Efficient Deep Reinforcement Learning with Predictive Processing Proximal Policy Optimization

Abstract

Advances in reinforcement learning (RL) often rely on massive compute resources and remain notoriously sample inefficient. In contrast, the human brain is able to efficiently learn effective control strategies using limited resources. This raises the question whether insights from neuroscience can be used to improve current RL methods. Predictive processing is a popular theoretical framework which maintains that the human brain is actively seeking to minimize surprise.
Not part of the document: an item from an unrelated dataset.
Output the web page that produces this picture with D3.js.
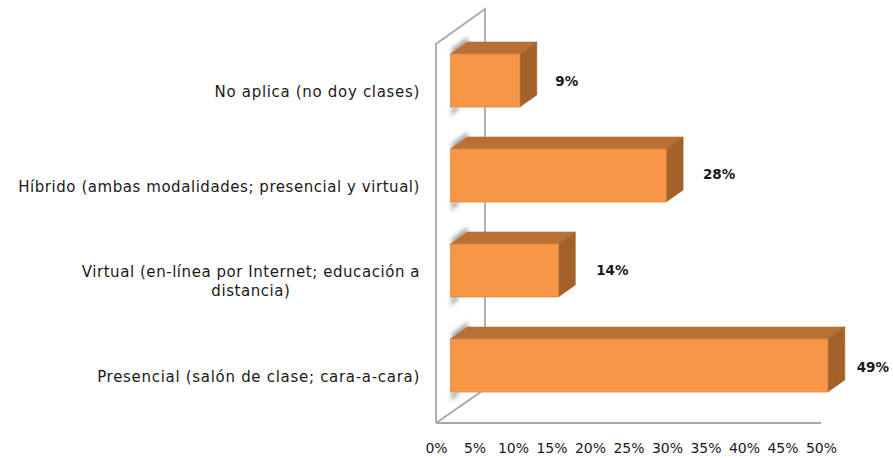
<!DOCTYPE html>
<html><head><meta charset="utf-8">
<script src="https://cdn.jsdelivr.net/npm/d3@7"></script>
<style>
html,body{margin:0;padding:0;background:#fff;overflow:hidden}
svg{display:block}
text{font-family:"DejaVu Sans",sans-serif;fill:#1a1a1a}
</style></head><body>
<svg id="c" width="893" height="458"></svg>
<script>
const categories = ["No aplica (no doy clases)","Híbrido (ambas modalidades; presencial y virtual)","Virtual (en-línea por Internet; educación a distancia)","Presencial (salón de clase; cara-a-cara)"];
const categoryLines = [["No aplica (no doy clases)"],["Híbrido (ambas modalidades; presencial y virtual)"],["Virtual (en-línea por Internet; educación a","distancia)"],["Presencial (salón de clase; cara-a-cara)"]];
const values = [9,28,14,49];
const tickValues = [0,5,10,15,20,25,30,35,40,45,50];

const labelNudge = [47,53,54,45];
const labelRise = [3,1,2,4];
const labelSpacing = [0.68,0.55,0.55,0.7];
const depthX = 17, depthY = 12;
const wall = {x0:436,x1:485,topFront:44,topBack:9,bottom:423,bottomBack:389};

const svg = d3.select("#c");
const x = d3.scaleLinear().domain([0,50]).range([436,821]);
const barX0 = 450.5;
const w = v => x(v)-x(0);
const y = d3.scaleBand().domain(categories).range([33,413]).paddingInner(.442).paddingOuter(.221);

const defs = svg.append("defs");
const blur = defs.append("filter").attr("id","soft").attr("x","-10%").attr("y","-10%").attr("width","120%").attr("height","120%");
blur.append("feGaussianBlur").attr("stdDeviation",0.45);
const sh = defs.append("filter").attr("id","sh").attr("x","-50%").attr("y","-50%").attr("width","200%").attr("height","200%");
sh.append("feGaussianBlur").attr("stdDeviation",2);

// walls
const g = svg.append("g").attr("filter","url(#soft)");
const wallStyle = s => s.attr("fill","none").attr("stroke","#a8a8a8").attr("stroke-width",1.8);
g.append("path").call(wallStyle)
  .attr("d",d3.line()([[wall.x0,wall.bottom],[wall.x0,wall.topFront],[wall.x1,wall.topBack],[wall.x1,wall.bottomBack],[wall.x0,wall.bottom]]));
g.append("path").call(wallStyle)
  .attr("d",d3.line()([[wall.x0,wall.bottom],[x(50),wall.bottom]]));

// bars
const bars = g.selectAll("g.bar").data(categories).join("g").attr("class","bar");
bars.append("path").attr("fill","#8f8f8f").attr("opacity",.8).attr("filter","url(#sh)")
  .attr("d",d=>{const t=y(d),b=t+y.bandwidth();
    return d3.line()([[barX0+1,t-5],[barX0+depthX,t-depthY-5],[barX0+depthX+1,t],[barX0+2,t+2]])+
           d3.line()([[barX0+1,b],[barX0+10,b],[barX0+4,b+6],[barX0+1,b+9]]);});
bars.append("path").attr("fill","#b87034").attr("stroke","#b87034").attr("stroke-width",.6)
  .attr("d",(d,i)=>{const t=y(d),r=barX0+w(values[i]);
    return d3.line()([[barX0,t],[barX0+depthX,t-depthY],[r+depthX,t-depthY],[r,t]])+"Z";});
bars.append("path").attr("fill","#a3622c").attr("stroke","#a3622c").attr("stroke-width",.6)
  .attr("d",(d,i)=>{const t=y(d),b=t+y.bandwidth(),r=barX0+w(values[i]);
    return d3.line()([[r,t],[r+depthX,t-depthY],[r+depthX,b-depthY],[r,b]])+"Z";});
bars.append("rect").attr("x",barX0).attr("y",d=>y(d)).attr("width",(d,i)=>w(values[i])).attr("height",y.bandwidth())
  .attr("fill","#f79646").attr("stroke","#dd8a45").attr("stroke-width",.8);

// category labels
const labels = svg.append("g").attr("font-size",15);
labels.selectAll("text").data(categories).join("text")
  .attr("letter-spacing",(d,i)=>labelSpacing[i])
  .each(function(d,i){
    const lines = categoryLines[i];
    const cy = y(d)+y.bandwidth()/2+10.5;
    const el = d3.select(this);
    el.attr("text-anchor","middle");
    lines.forEach((ln,k)=>{
      el.append("tspan").attr("class","ln").attr("y",cy+(k-(lines.length-1)/2)*19+5.5).text(ln);
    });
    const widest = d3.max(el.selectAll("tspan").nodes(),n=>n.getComputedTextLength());
    el.selectAll("tspan").attr("x",420-widest/2);
  });

// value labels
svg.append("g").attr("font-size",13.5).attr("font-weight","bold").attr("text-anchor","middle")
  .selectAll("text").data(values).join("text")
  .attr("x",(d,i)=>barX0+w(d)+labelNudge[i])
  .attr("y",(d,i)=>y(categories[i])+y.bandwidth()/2+labelRise[i]+2)
  .text(d=>d+"%");

// x axis
const ax = svg.append("g").attr("transform",`translate(0,${wall.bottom})`)
  .call(d3.axisBottom(x).tickValues(tickValues).tickSize(0).tickPadding(20).tickFormat(d=>d+"%"));
ax.select(".domain").remove();
ax.selectAll("text").attr("font-size",14).attr("font-family",'"DejaVu Sans",sans-serif').attr("fill","#1a1a1a");
</script>
</body></html>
We show that recurrent neural networks which predict their own sensory states can be leveraged to minimise surprise, yielding substantial gains in cumulative reward. Specifically, we present the Predictive Processing Proximal Policy Optimization (P4O) agent; an actor-critic reinforcement learning agent that applies predictive processing to a recurrent variant of the PPO algorithm by integrating a world model in its hidden state. Even without hyperparameter tuning, P4O significantly outperforms a baseline recurrent variant of the PPO algorithm on multiple Atari games using a single GPU. It also outperforms other state-of-the-art agents given the same wall-clock time and exceeds human gamer performance on multiple games including Seaquest, which is a particularly challenging environment in the Atari domain. Altogether, our work underscores how insights from the field of neuroscience may support the development of more capable and efficient artificial agents.